[Work instructions]:
Copy exactly, and only, the lines between the start of the entries below and the line containing "return (x - cx) / r, (cy - y) / r", both inclusive. Omit pictures.

[Saved data entries]:
+++
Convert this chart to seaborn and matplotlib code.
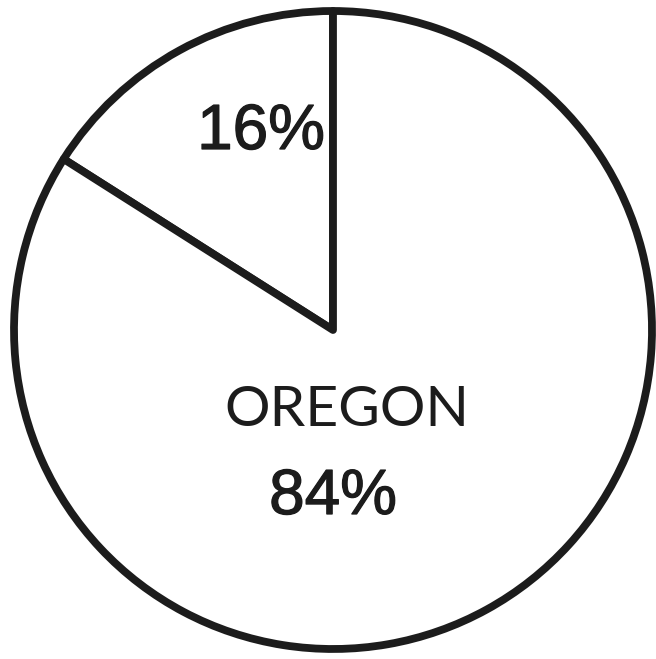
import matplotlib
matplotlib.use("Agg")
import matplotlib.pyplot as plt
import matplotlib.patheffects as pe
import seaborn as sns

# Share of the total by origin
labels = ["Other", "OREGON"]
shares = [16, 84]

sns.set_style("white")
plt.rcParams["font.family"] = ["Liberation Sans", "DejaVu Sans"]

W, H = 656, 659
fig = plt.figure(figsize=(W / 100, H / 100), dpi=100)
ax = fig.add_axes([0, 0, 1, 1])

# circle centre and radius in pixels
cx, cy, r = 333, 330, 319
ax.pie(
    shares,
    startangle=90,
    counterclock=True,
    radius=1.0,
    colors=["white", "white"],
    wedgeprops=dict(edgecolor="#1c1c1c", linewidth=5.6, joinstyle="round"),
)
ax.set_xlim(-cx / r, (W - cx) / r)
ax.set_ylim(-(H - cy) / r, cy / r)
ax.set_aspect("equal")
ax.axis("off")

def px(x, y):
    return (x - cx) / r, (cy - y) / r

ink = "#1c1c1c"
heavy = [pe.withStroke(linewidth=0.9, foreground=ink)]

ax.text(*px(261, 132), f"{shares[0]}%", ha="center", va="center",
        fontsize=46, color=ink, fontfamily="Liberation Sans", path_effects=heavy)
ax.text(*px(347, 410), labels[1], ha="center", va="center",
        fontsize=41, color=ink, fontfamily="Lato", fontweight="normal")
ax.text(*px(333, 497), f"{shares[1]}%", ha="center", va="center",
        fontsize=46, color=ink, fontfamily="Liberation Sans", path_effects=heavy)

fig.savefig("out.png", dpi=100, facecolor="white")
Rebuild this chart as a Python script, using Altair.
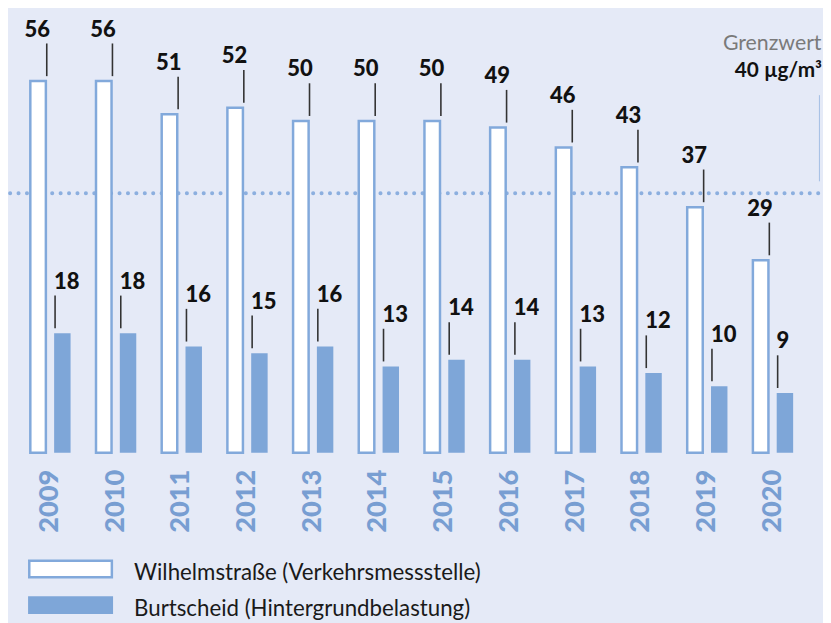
+++
[Solution to this exercise]:
Convert this chart to seaborn and matplotlib code.
import matplotlib
matplotlib.use("Agg")
import matplotlib.pyplot as plt
import matplotlib.patheffects as pe
import seaborn as sns

# Share of the total by origin
labels = ["Other", "OREGON"]
shares = [16, 84]

sns.set_style("white")
plt.rcParams["font.family"] = ["Liberation Sans", "DejaVu Sans"]

W, H = 656, 659
fig = plt.figure(figsize=(W / 100, H / 100), dpi=100)
ax = fig.add_axes([0, 0, 1, 1])

# circle centre and radius in pixels
cx, cy, r = 333, 330, 319
ax.pie(
    shares,
    startangle=90,
    counterclock=True,
    radius=1.0,
    colors=["white", "white"],
    wedgeprops=dict(edgecolor="#1c1c1c", linewidth=5.6, joinstyle="round"),
)
ax.set_xlim(-cx / r, (W - cx) / r)
ax.set_ylim(-(H - cy) / r, cy / r)
ax.set_aspect("equal")
ax.axis("off")

def px(x, y):
    return (x - cx) / r, (cy - y) / r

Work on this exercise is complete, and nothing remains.